The golf course on the town’s side of the island, around 30 minutes south of Wilmington, probably had the most severe damage, losing a lot of its trees and flooding, he added.
One thing that did stand out to residents, however, was the whale that washed ashore after the storm.
“We got a call a couple of days ago about” the whale, he said. “(Friday) we got the tractor out and buried it.”
Though, this too, is apparently a pretty normal event for the beach community.
“Lots of marine life washes up on the shore after a big storm,” Hicks said. “Whales and especially dolphins.”
Just last year, a young sperm whale — this one still alive at the time, though it later was euthanized — washed up ashore on the other side of Oak Island.
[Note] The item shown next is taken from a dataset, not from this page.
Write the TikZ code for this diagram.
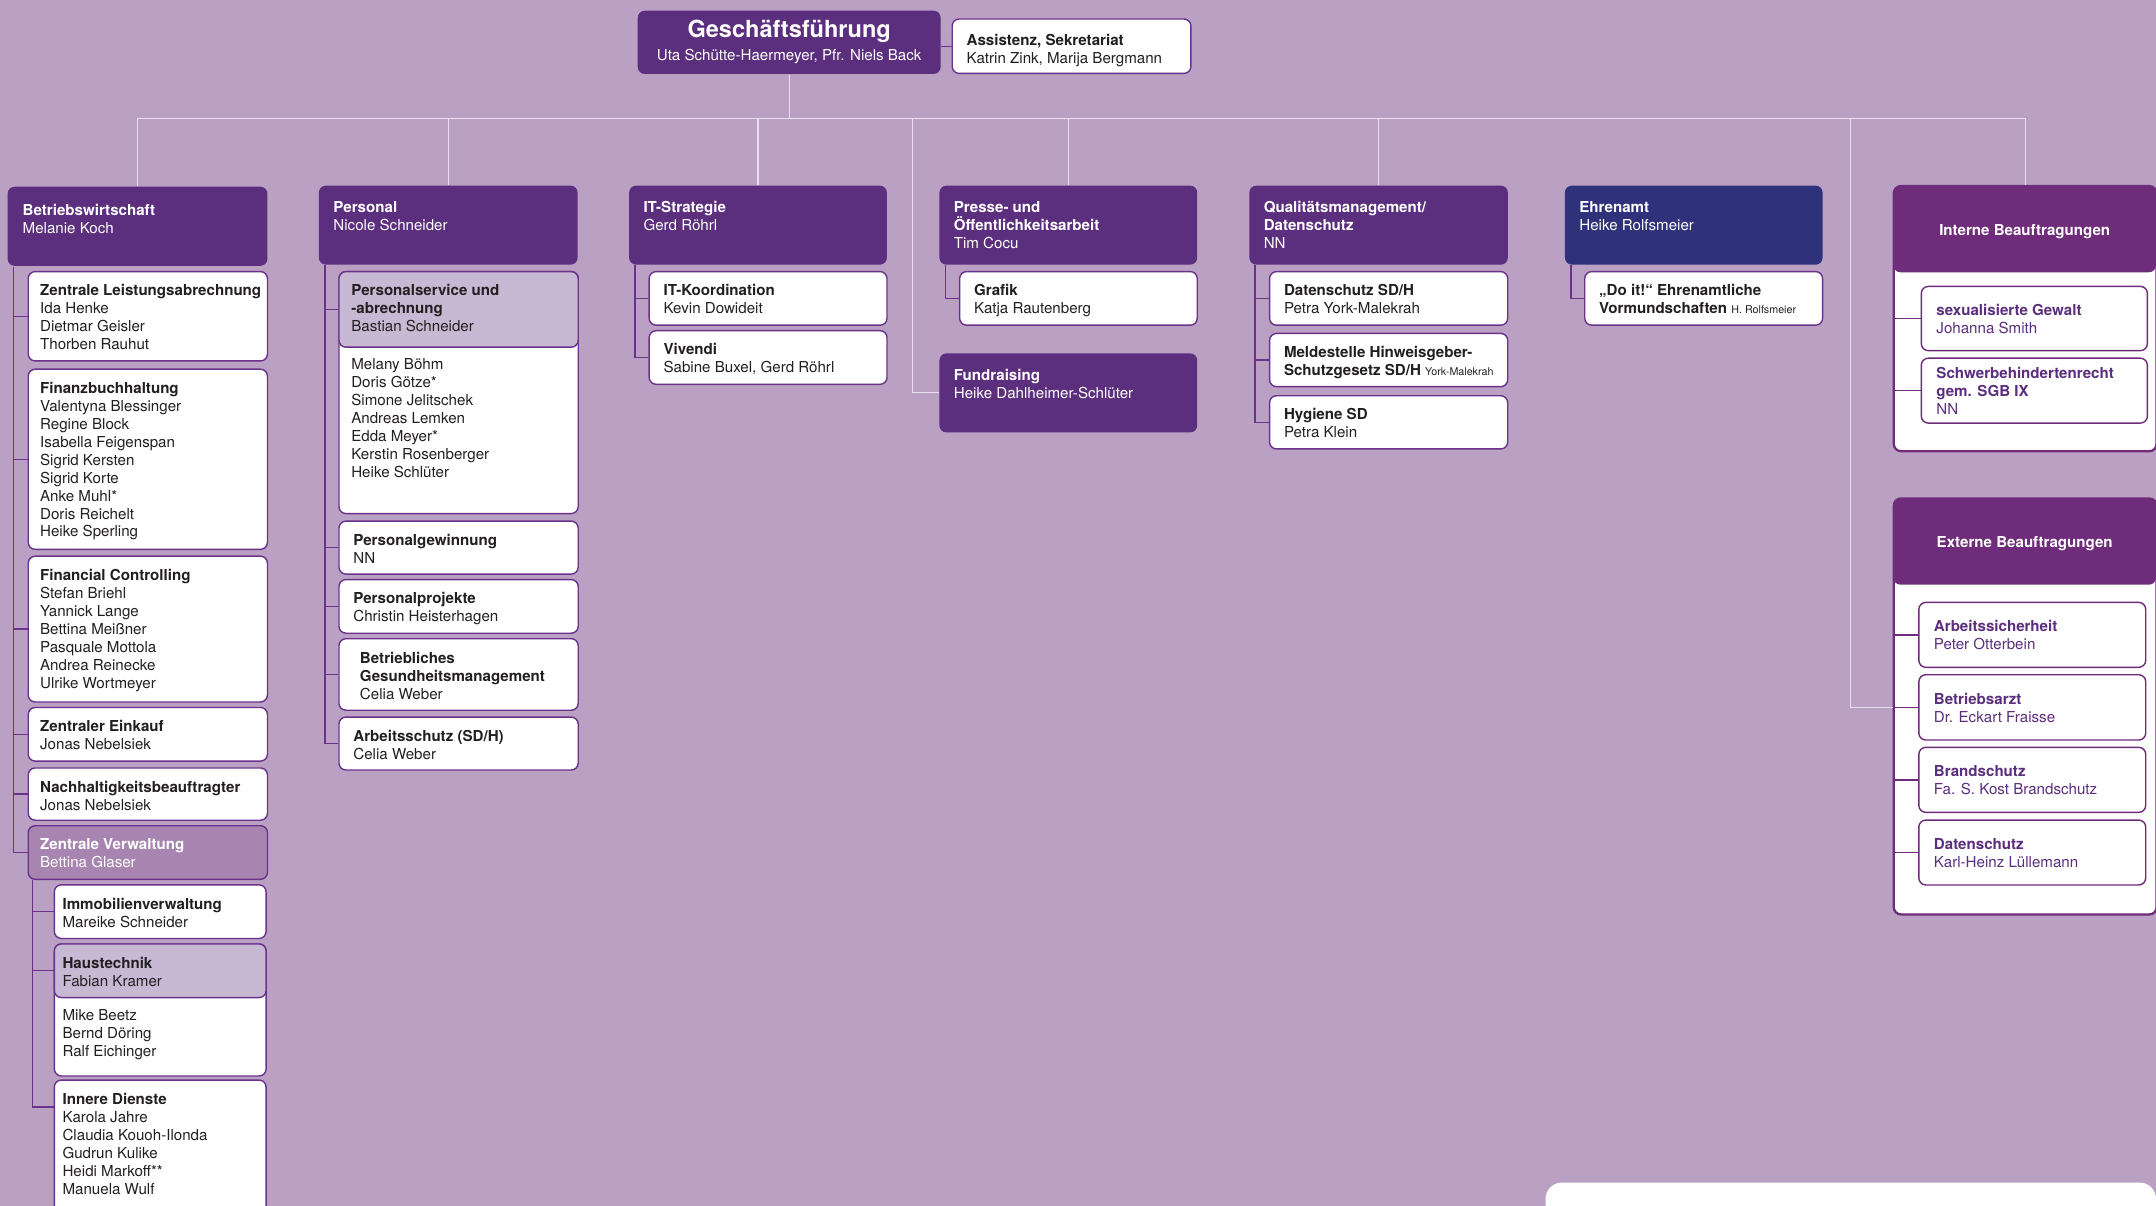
\documentclass[tikz,border=0pt]{standalone}
\usepackage{fontspec}
\setmainfont{TeX Gyre Heros}
\usetikzlibrary{calc}

\definecolor{lilac}{RGB}{186,161,196}
\definecolor{orgdark}{RGB}{92,46,126}
\definecolor{orgnavy}{RGB}{47,50,122}
\definecolor{orgplum}{RGB}{111,44,123}
\definecolor{orgmid}{RGB}{168,133,176}
\definecolor{orglight}{RGB}{199,184,212}
\definecolor{orgline}{RGB}{107,50,140}
\definecolor{treeline}{RGB}{232,224,238}
\definecolor{orgtext}{RGB}{35,31,32}

\newlength{\gu}\setlength{\gu}{0.0275cm}
\newlength{\padx}\setlength{\padx}{10.5\gu}

% box: [top offset]{name}{style}{x}{y}{width}{height}{text}
\newcommand{\orgbox}[8][9]{%
  \node[#3] (#2) at (#4,#5) {\parbox[b][#7\gu][t]{#6\gu}{\selectfont\raggedright\leftskip=\padx\vspace*{#1\gu}#8}};}
\newcommand{\addname}[1]{{\fontsize{6.1}{7}\selectfont #1}}

\tikzset{
  unit/.style={inner sep=0pt, anchor=north west, rounded corners=0.14cm, line width=0.8pt},
  head/.style={unit, fill=orgdark, text=white},
  ehead/.style={unit, fill=orgnavy, text=white},
  sub/.style={unit, draw=orgline, fill=white, text=orgtext},
  subhd/.style={unit, draw=orgline, fill=orglight, text=orgtext},
  zvbox/.style={unit, draw=orgline, fill=orgmid, text=white},
  bframe/.style={unit, draw=orgplum, line width=1.3pt, fill=white},
  bhead/.style={unit, fill=orgplum, text=white},
  bsub/.style={unit, draw=orgplum, fill=white, text=orgdark},
  tree/.style={draw=treeline, line width=0.6pt},
  link/.style={draw=orgline, line width=0.75pt},
  blink/.style={draw=orgplum, line width=0.75pt}
}

\begin{document}
\begin{tikzpicture}[x=0.0275cm, y=-0.0275cm, font=\fontsize{8.6}{10.2}\selectfont]
    \useasboundingbox (0,0) rectangle (1568,877);
    \clip (0,0) rectangle (1568,877);
    \fill[lilac] (0,0) rectangle (1568,877);
    \fill[white, rounded corners=0.33cm] (1124,860) rectangle (1568,920);

    % top
    \orgbox[7]{gf}{head}{463.3}{7.3}{220.3}{46}{\centering{\fontsize{13.4}{15}\selectfont\bfseries Geschäftsführung\par}\vspace{2.5pt}Uta Schütte-Haermeyer, Pfr. Niels Back}
    \orgbox[11]{ass}{sub}{692}{13.3}{173.6}{39.6}{\textbf{Assistenz, Sekretariat}\\Katrin Zink, Marija Bergmann}
    \draw[link] (gf.east |- ass.west) -- (ass.west);

    % Betriebswirtschaft
    \setlength{\padx}{11\gu}
    \orgbox[12.5]{bwl}{head}{5}{135.3}{189}{57.5}{\textbf{Betriebswirtschaft}\\Melanie Koch}
    \setlength{\padx}{8.7\gu}
    \orgbox[9.5]{zla}{sub}{20}{197}{174}{65}{\textbf{Zentrale Leistungsabrechnung}\\Ida Henke\\Dietmar Geisler\\Thorben Rauhut}
    \orgbox[9.5]{fibu}{sub}{20}{268}{174}{131}{\textbf{Finanzbuchhaltung}\\Valentyna Blessinger\\Regine Block\\Isabella Feigenspan\\Sigrid Kersten\\Sigrid Korte\\Anke Muhl*\\Doris Reichelt\\Heike Sperling}
    \orgbox[9.5]{fc}{sub}{20}{404}{174}{106}{\textbf{Financial Controlling}\\Stefan Briehl\\Yannick Lange\\Bettina Meißner\\Pasquale Mottola\\Andrea Reinecke\\Ulrike Wortmeyer}
    \orgbox[9.5]{ek}{sub}{20}{514}{174}{39}{\textbf{Zentraler Einkauf}\\Jonas Nebelsiek}
    \orgbox[9.5]{nh}{sub}{20}{558}{174}{38}{\textbf{Nachhaltigkeitsbeauftragter}\\Jonas Nebelsiek}
    \orgbox[9.5]{zv}{zvbox}{20}{600}{174}{39}{\textbf{Zentrale Verwaltung}\\Bettina Glaser}
    \setlength{\padx}{6\gu}
    \orgbox[9.5]{immo}{sub}{39}{643}{154}{39}{\textbf{Immobilienverwaltung}\\Mareike Schneider}
    \orgbox[48]{haus}{sub}{39}{686}{154}{96}{Mike Beetz\\Bernd Döring\\Ralf Eichinger}
    \orgbox[9.5]{haushd}{subhd}{39}{686}{154}{39}{\textbf{Haustechnik}\\Fabian Kramer}
    \orgbox[9.5]{innere}{sub}{39}{785}{154}{108}{\textbf{Innere Dienste}\\Karola Jahre\\Claudia Kouoh-Ilonda\\Gudrun Kulike\\Heidi Markoff**\\Manuela Wulf}

    \draw[link] ($(bwl.south west)+(5,0)$) |- (zla.west);
    \draw[link] ($(bwl.south west)+(5,0)$) |- (fibu.west);
    \draw[link] ($(bwl.south west)+(5,0)$) |- (fc.west);
    \draw[link] ($(bwl.south west)+(5,0)$) |- (ek.west);
    \draw[link] ($(bwl.south west)+(5,0)$) |- (nh.west);
    \draw[link] ($(bwl.south west)+(5,0)$) |- (zv.west);
    \draw[link] ($(zv.south west)+(3.5,0)$) |- (immo.west);
    \draw[link] ($(zv.south west)+(3.5,0)$) |- (haushd.west);
    \draw[link] ($(zv.south west)+(3.5,0)$) |- ($(innere.north west)+(0,20)$);

    % Personal
    \setlength{\padx}{10.6\gu}
    \orgbox[11.5]{pers}{head}{231.4}{134.5}{188.2}{57.5}{\textbf{Personal}\\Nicole Schneider}
    \setlength{\padx}{9\gu}
    \orgbox[63.4]{psv}{sub}{246}{197}{174}{176}{Melany Böhm\\Doris Götze*\\Simone Jelitschek\\Andreas Lemken\\Edda Meyer*\\Kerstin Rosenberger\\Heike Schlüter}
    \orgbox[9]{psvhd}{subhd}{246}{197}{174}{55}{\textbf{Personalservice und}\\\textbf{-abrechnung}\\Bastian Schneider}
    \setlength{\padx}{10.5\gu}
    \orgbox[9.5]{pgw}{sub}{246}{378.5}{174}{38.5}{\textbf{Personalgewinnung}\\NN}
    \orgbox[9.5]{ppr}{sub}{246}{421}{174}{39}{\textbf{Personalprojekte}\\Christin Heisterhagen}
    \setlength{\padx}{15.3\gu}
    \orgbox[10]{bgm}{sub}{246}{464}{174}{52}{\textbf{Betriebliches}\\\textbf{Gesundheitsmanagement}\\Celia Weber}
    \setlength{\padx}{10.5\gu}
    \orgbox[9.5]{asch}{sub}{246}{521}{174}{38.5}{\textbf{Arbeitsschutz (SD/H)}\\Celia Weber}

    \draw[link] ($(pers.south west)+(5,0)$) |- (psvhd.west);
    \draw[link] ($(pers.south west)+(5,0)$) |- (pgw.west);
    \draw[link] ($(pers.south west)+(5,0)$) |- (ppr.west);
    \draw[link] ($(pers.south west)+(5,0)$) |- (bgm.west);
    \draw[link] ($(pers.south west)+(5,0)$) |- (asch.west);

    % IT, Presse, Fundraising
    \orgbox[11.5]{its}{head}{457}{134.5}{187.5}{57.5}{\textbf{IT-Strategie}\\Gerd Röhrl}
    \orgbox[9]{itk}{sub}{471.6}{197}{173}{39}{\textbf{IT-Koordination}\\Kevin Dowideit}
    \orgbox[9]{viv}{sub}{471.6}{240}{173}{39}{\textbf{Vivendi}\\Sabine Buxel, Gerd Röhrl}
    \draw[link] ($(its.south west)+(4.8,0)$) |- (itk.west);
    \draw[link] ($(its.south west)+(4.8,0)$) |- (viv.west);

    \orgbox[11.5]{pr}{head}{682.7}{134.5}{187.5}{57.5}{\textbf{Presse- und}\\\textbf{Öffentlichkeitsarbeit}\\Tim Cocu}
    \orgbox[9]{graf}{sub}{697.4}{197}{172.8}{39}{\textbf{Grafik}\\Katja Rautenberg}
    \draw[link] ($(pr.south west)+(4.9,0)$) |- (graf.west);
    \orgbox[11.4]{fund}{head}{682.7}{256.5}{187.5}{57.5}{\textbf{Fundraising}\\Heike Dahlheimer-Schlüter}

    % QM, Ehrenamt
    \orgbox[11.5]{qm}{head}{908.1}{134.5}{188}{57.5}{\textbf{Qualitätsmanagement/}\\\textbf{Datenschutz}\\NN}
    \orgbox[9]{dsq}{sub}{922.8}{197}{173.2}{39}{\textbf{Datenschutz SD/H}\\Petra York-Malekrah}
    \orgbox[9.6]{mel}{sub}{922.8}{242}{173.2}{38.7}{\textbf{Meldestelle Hinweisgeber-}\\\textbf{Schutzgesetz SD/H} \addname{York-Malekrah}}
    \orgbox[9]{hyg}{sub}{922.8}{287.3}{173.2}{38.7}{\textbf{Hygiene SD}\\Petra Klein}
    \draw[link] ($(qm.south west)+(4.6,0)$) |- (dsq.west);
    \draw[link] ($(qm.south west)+(4.6,0)$) |- (mel.west);
    \draw[link] ($(qm.south west)+(4.6,0)$) |- (hyg.west);

    \orgbox[11.5]{ehr}{ehead}{1137.6}{134.5}{187.4}{57.5}{\textbf{Ehrenamt}\\Heike Rolfsmeier}
    \orgbox[9]{doit}{sub}{1152}{197}{173}{39}{\textbf{„Do it!“ Ehrenamtliche}\\\textbf{Vormundschaften} \addname{H. Rolfsmeier}}
    \draw[link] ($(ehr.south west)+(4.9,0)$) |- (doit.west);

    % Beauftragungen
    \setlength{\padx}{11\gu}
    \orgbox{intb}{bframe}{1376.5}{134.5}{191}{192.8}{\mbox{}}
    \orgbox[28.5]{inthd}{bhead}{1376.5}{134.5}{191}{63}{\centering\textbf{Interne Beauftragungen}}
    \orgbox[12.8]{sgw}{bsub}{1396.8}{207.8}{164.4}{46.7}{\textbf{sexualisierte Gewalt}\\Johanna Smith}
    \orgbox[6.7]{sbr}{bsub}{1396.8}{260}{164.4}{47.2}{\textbf{Schwerbehindertenrecht}\\\textbf{gem. SGB IX}\\NN}
    \draw[blink] (sgw.west -| intb.west) -- (sgw.west);
    \draw[blink] (sbr.west -| intb.west) -- (sbr.west);

    \orgbox{extb}{bframe}{1376.5}{361.7}{191}{302.5}{\mbox{}}
    \orgbox[28]{exthd}{bhead}{1376.5}{361.7}{191}{63}{\centering\textbf{Externe Beauftragungen}}
    \orgbox[13.3]{asi}{bsub}{1395}{437.6}{165}{47.2}{\textbf{Arbeitssicherheit}\\Peter Otterbein}
    \orgbox[13.3]{bea}{bsub}{1395}{490.2}{165}{47.5}{\textbf{Betriebsarzt}\\Dr. Eckart Fraisse}
    \orgbox[13.3]{brs}{bsub}{1395}{543}{165}{47.3}{\textbf{Brandschutz}\\Fa. S. Kost Brandschutz}
    \orgbox[13.3]{dsx}{bsub}{1395}{595.9}{165}{47.2}{\textbf{Datenschutz}\\Karl-Heinz Lüllemann}
    \draw[blink] (asi.west -| extb.west) -- (asi.west);
    \draw[blink] (bea.west -| extb.west) -- (bea.west);
    \draw[blink] (brs.west -| extb.west) -- (brs.west);
    \draw[blink] (dsx.west -| extb.west) -- (dsx.west);

    % tree
    \coordinate (bar) at ($(gf.south)+(0,32)$);
    \draw[tree] (gf.south) -- (bar);
    \draw[tree] (bar) -| (bwl.north);
    \draw[tree] (bar) -| (pers.north);
    \draw[tree] (bar) -| (its.north);
    \draw[tree] (bar) -| ($(fund.west)+(-19,0)$) -- (fund.west);
    \draw[tree] (bar) -| (pr.north);
    \draw[tree] (bar) -| (qm.north);
    \draw[tree] (bar) -| ($(bea.west)+(-49,0)$) -- (bea.west -| extb.west);
    \draw[tree] (bar) -| (intb.north);
\end{tikzpicture}
\end{document}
A researcher from UNC Wilmington at the time theorized that it possibly was a victim of one of the series of strong hurricanes that came through the Atlantic Ocean in 2017.
No scientists were brought in to look at the remains of the whale Florence washed ashore — the town wanted to bury it as quickly as possible because of the potential foul smell.
Hicks wasn’t sure what type of whale it was since it wasn’t identified by any experts.
“Someone said it looked like a right whale, but honestly I don’t know,” he said. If it was, it was a young one, he said.
Hicks estimated the whale was probably around 20 feet long and the town’s tractor strained to move it.
The town buried it behind the dune line, a few feet under the sand.
“He had a dignified burial,” he said.